The following piece, written by the editorial editors, reflects the majority opinion of the editorial board.
In this week’s issue of The Miami Student, our reporter Carleigh Turner covered the recent findings in Miami’s 2016 sexual assault survey. What she uncovered was truly astounding: 26.3 percent of female undergraduate students living in Oxford who answered the survey revealed that they had, in fact, been raped during their time at Miami.
It is obvious that sexual assault on Miami’s campus has grown to a serious threat to the everyday safety of the students here, women most especially. The results of the 2016 survey show that Miami has not risen above the statistical standard that one in four women in college are sexually assaulted. Although Turner mentions the results may be skewed due to the survey’s sample size, the results reveal that one in four women at Miami are not just sexually assaulted (which can be anything from touching to other forms of harassment), but actually raped.
Miami has only carried out this survey for two years now, with the 2016 survey being the second in what we hope will be a series, and has quietly been working on prevention efforts for a while now without doing anything above-average for a university. The need for these assault surveys is proof that the idea of sexual assault at Miami is not new. What is new (read: strange, wonderful) is what Miami is doing partly in response to this newest survey’s results.
As Turner reports in her story, Miami is taking four big steps to becoming a safer school, both for victims and for everyday students. Most importantly, Miami is partnering with Women Helping Women, an organization dedicated to providing support services and crisis intervention for sexual assault victims, to apply for a grant to bring a sexual assault advocate on campus (the grant has not yet been approved). Miami is also in the final interviewing process to hire a fulltime on-campus Prevention Education Coordinator. This will, in theory, help stop campus sexual assault before it starts.
To provide more support to victims who have already experienced sexual assault, Miami administration also trained four counselors in the Student Counseling Services to have the specific skills to deal with helping victims. Their final step currently has been focused on strengthening the on-campus victims-advocate and prevention group It’s on Us.
We at The Miami Student know that we have reported on sexual assault countless times. Even Turner herself wondered at one point whether or not we were “beating a dead horse” by continuing to report on this subject. She makes it clear, however, that this is not the case.
“But then you look at the  survey and find that 20 percent of the people who answered the [it] still believe that when a woman is sexually assaulted while she is drunk, she is partially at fault. That’s why we still have to talk about this,” says Turner.
Miami’s important changes come at the pinnacle in an era where rape culture and rhetoric is still rampant both on and off campus. Just last week CNN reported on problematic statements made by Kellyanne Conway, Donald Trump’s newest campaign manager and the first woman to hold the position in the Republican Party.
“If we were physiologically – not mentally, emotionally, professionally – equal to men, if we were physiologically as strong as men, rape would not exist.

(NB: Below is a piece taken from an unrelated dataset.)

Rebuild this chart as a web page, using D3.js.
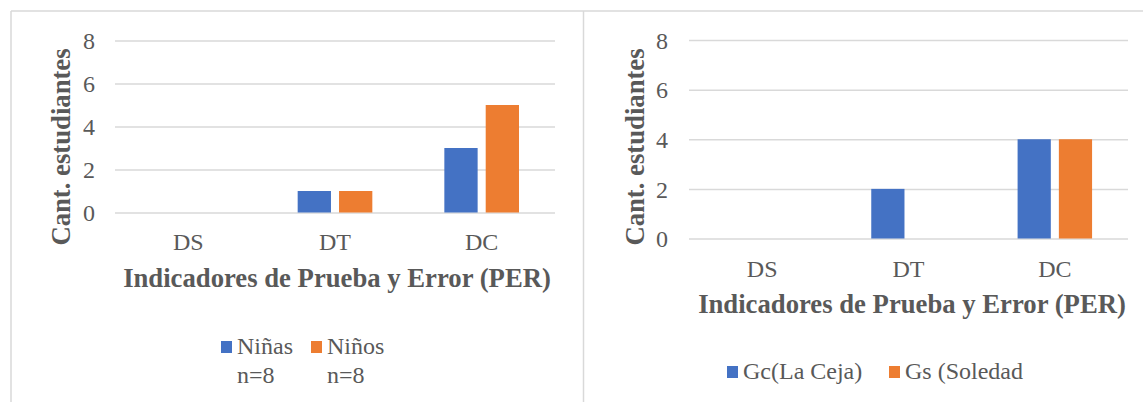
<!DOCTYPE html>
<html><head><meta charset="utf-8">
<script src="https://cdn.jsdelivr.net/npm/d3@7"></script>
<style>
html,body{margin:0;padding:0;background:#fff;}
</style></head>
<body>
<svg id="c" width="1143" height="402"></svg>
<script>
const categories = ["DS", "DT", "DC"];
const ninas = [0, 1, 3];
const ninos = [0, 1, 5];
const gc = [0, 2, 4];
const gs = [0, 0, 4];
const yTicks = [0, 2, 4, 6, 8];
const leftSeries = [{name: "Niñas", sub: "n=8", values: ninas}, {name: "Niños", sub: "n=8", values: ninos}];
const rightSeries = [{name: "Gc(La Ceja)", values: gc}, {name: "Gs (Soledad", values: gs}];
const colors = ["#4472C4", "#ED7D31"];
const yTitle = "Cant. estudiantes";
const xTitle = "Indicadores de Prueba y Error (PER)";
const FONT = "'Liberation Serif', 'Times New Roman', serif";

const svg = d3.select("#c");
svg.append("line").attr("x1", 11).attr("x2", 1143).attr("y1", 11).attr("y2", 11).attr("stroke", "#D9D9D9").attr("stroke-width", 1.5);
svg.append("line").attr("x1", 11).attr("x2", 11).attr("y1", 11).attr("y2", 402).attr("stroke", "#D9D9D9").attr("stroke-width", 1.5);
svg.append("line").attr("x1", 583.5).attr("x2", 583.5).attr("y1", 11).attr("y2", 402).attr("stroke", "#D9D9D9").attr("stroke-width", 1.5);

function drawChart(cfg) {
  const g = svg.append("g");
  const x = d3.scaleBand().domain(categories).range([cfg.x0, cfg.x1]);
  const y = d3.scaleLinear().domain([0, 8]).range([cfg.yb, cfg.yt]);
  const bw = x.bandwidth() * 0.227, gap = x.bandwidth() * 0.055;
  const x1 = d3.scaleOrdinal().domain([0, 1]).range([-bw - gap / 2, gap / 2]);

  const ax = d3.axisLeft(y).tickValues(yTicks).tickSize(-(cfg.x1 - cfg.x0)).tickPadding(cfg.tickPad).tickFormat(d3.format("d"));
  const ag = g.append("g").attr("transform", `translate(${cfg.x0},0)`).call(ax);
  ag.attr("font-family", FONT);
  ag.select(".domain").remove();
  ag.selectAll(".tick line").attr("stroke", "#D9D9D9").attr("stroke-width", 1.5);
  ag.selectAll(".tick text").attr("font-size", 24).attr("fill", "#595959").attr("dy", "0.34em").style("font-family", FONT);

  cfg.series.forEach((s, i) => {
    g.selectAll(null).data(s.values.map((v, j) => ({v, c: categories[j]})).filter(d => d.v > 0))
      .enter().append("rect")
      .attr("x", d => x(d.c) + x.bandwidth() / 2 + x1(i))
      .attr("width", bw)
      .attr("y", d => y(d.v))
      .attr("height", d => y(0) - y(d.v))
      .attr("fill", colors[i]);
  });

  const xa = d3.axisBottom(x).tickSize(0).tickPadding(cfg.catPad);
  const xg = g.append("g").attr("transform", `translate(0,${cfg.yb})`).call(xa);
  xg.attr("font-family", FONT);
  xg.select(".domain").remove();
  xg.selectAll(".tick text").attr("font-size", 24).attr("fill", "#595959").style("font-family", FONT);

  g.append("text").attr("x", (cfg.x0 + cfg.x1) / 2 + cfg.titleDx).attr("y", cfg.titleY)
    .attr("text-anchor", "middle").attr("font-size", 26.7).attr("font-weight", "bold")
    .attr("fill", "#595959").style("font-family", FONT).text(xTitle);
  g.append("text").attr("transform", `translate(${cfg.yTitleX},${cfg.yTitleY}) rotate(-90)`)
    .attr("text-anchor", "middle").attr("font-size", 26.7).attr("font-weight", "bold")
    .attr("fill", "#595959").style("font-family", FONT).text(yTitle);

  cfg.series.forEach((s, i) => {
    const lx = cfg.legX[i];
    g.append("rect").attr("x", lx).attr("y", cfg.legY - 13).attr("width", 11).attr("height", 12).attr("fill", colors[i]);
    const t = g.append("text").attr("x", lx + 16).attr("y", cfg.legY).attr("font-size", 24)
      .attr("fill", "#595959").style("font-family", FONT);
    t.append("tspan").text(s.name);
    if (s.sub) t.append("tspan").attr("x", lx + 16).attr("dy", 29).text(s.sub);
  });
}

drawChart({x0: 115, x1: 555, yt: 40.5, yb: 212.5, series: leftSeries, tickPad: 20, catPad: 20.5, titleY: 287, titleDx: 2,
  yTitleX: 70, yTitleY: 147, legX: [221, 311], legY: 354});
drawChart({x0: 689, x1: 1128, yt: 40, yb: 238.5, series: rightSeries, tickPad: 21, catPad: 21.5, titleY: 313, titleDx: 3.5,
  yTitleX: 644, yTitleY: 147, legX: [727, 889], legY: 379});
</script>
</body></html>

You would be able to defend yourself and fight him off,” she said as part of a PBS panel at an event dedicated to discussing gender equality in the military.
Conway has since asked that Republicans running for any kind of office to simply stop talking about rape because the way they were handling it was hurting their campaigns.
With this kind of rhetoric coming from female leaders in America, we need changes like the ones Miami is making to reiterate that sexual assault is not something that can be swept under the rug and it is not something that can be put on the victims. Men and women at Miami need this help and education and we are glad that they will finally be getting it.
Miami deserves applause and praise for these changes. We look forward to watching the ways in which Miami will continue these prevention efforts and get that 26.3 percent down to zero.